At this point, our initial grammar becomes ambiguous. For example, the above assertions could be taken to mean either of:

<bitstream> .hasFormat.
    ( <fmt/7> AND <fmt/8> AND <fmt/9> AND <fmt/10> )

<bitstream> .hasFormat. 
    ( <fmt/7> OR <fmt/8> OR <fmt/9> OR <fmt/10> )

In this case, because we know that DROID cannot distinguish the distinct TIFF versions, we might assume that the latter (‘OR’) is the case. However, it is easy to imagine cases where ‘AND’ might be useful. For example, a GeoTIFF is also a TIFF, and a DOCX is also a ZIP, and many file formats can also be interpreted as plain text. Unless we extend the grammar, we cannot distinguish between these two cases.

This way of handling TIFF versions caused a lot of confusion, and so in release 51 the decision was taken to create a new generic TIFF PUID, and to deprecate the separate identifiers so that DROID would return only the new PUID. However, the deprecation of PUIDs that have already been applied to many thousands of digital objects also caused some consternation.

Has Format?

Unfortunately, the decision to allow multiple matches for format families leads to deeper problems concerning the semantics of .hasFormat.. The implication of the .hasFormat. relationship is that this is a statement of an attribute of the bitstream. But while DROID may be uncertain, the bitstream itself can definitely only be encoded in one version of a format, which may or may not be compatible with other version.

For example, if a bitstream uses TIFF 6 features, it is not a TIFF 3, therefore the assertion that the bitstream .hasFormat. TIFF 3 is simply wrong. But if it is only using TIFF 3 features, then it could reasonably be said to be TIFF 3 AND 4 AND 5 AND 6, because each successive TIFF format was a superset of the previous version. However, this is only true for backwards-compatible formats, and so the use of multiple format identifiers should reflect the nature of the formats themselves rather than DROID’s inability to distinguish similar formats.

In short, the .hasFormat. grammar cannot distinguish between DROID’s uncertainty and format compatibility, and so it’s interpretation is ambiguous.

Interpreting Polyglots

The notion of format compatibility can be stretched even further by trying to describe polyglots: bitstreams that are simultaneously interpretable as two or more distinct formats.
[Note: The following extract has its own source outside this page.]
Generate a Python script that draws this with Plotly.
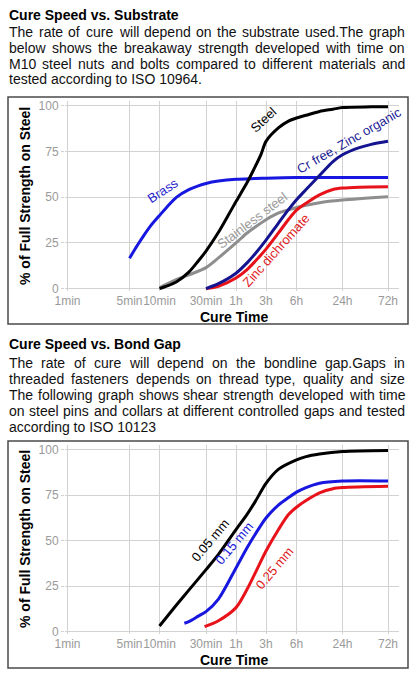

Polyglots are most commonly designed to be interpreted as more than one programming language, but the concept has also been extended to binary data formats (sometimes referred to as “binary polyglots”)1.

Examples include this HTML file, which transcludes a copy of itself when rendered, at which point it is interpreted as a JPEG image (see this discussion for more information), and this collection of carefully constructed polyglots. The latter collection includes three files that are valid Windows, Linux and OS X binaries respectively, but where each of those binary executables is also a working PDF document, a Java Jar file (zip + class + manifest), and a HTML + JavaScript file.

Clearly, the assertion of format is a statement about how a bitstream might be interpreted, rather than an objective assertion about the nature of the bitstream itself – the concept of .hasFormat. is not enough.

Non-format Identifiers

There are also a number of other situations and classes of digital entity that we can come across during identification, and it is reasonable to ask whether a suitable format language should cover these.

For example, a recent posting to the digital preservation Q&A site explored whether there should there be a PRONOM ID for unidentifiable/unidentified?. As I stated in my answer to that question, there are a number of states beyond just ‘unidentified’ that it may be worth minting identifiers for, so we can talk about them more easily. They include:

The other answers to thtat question make it clear that the solution employed by PRONOM and DROID is to add a separate field for each case of interest. he PUIDs are only to be applied to bitstreams of non-zero length, while additional data fields are used to record whether something is a folder, or to record the length of the bitstream.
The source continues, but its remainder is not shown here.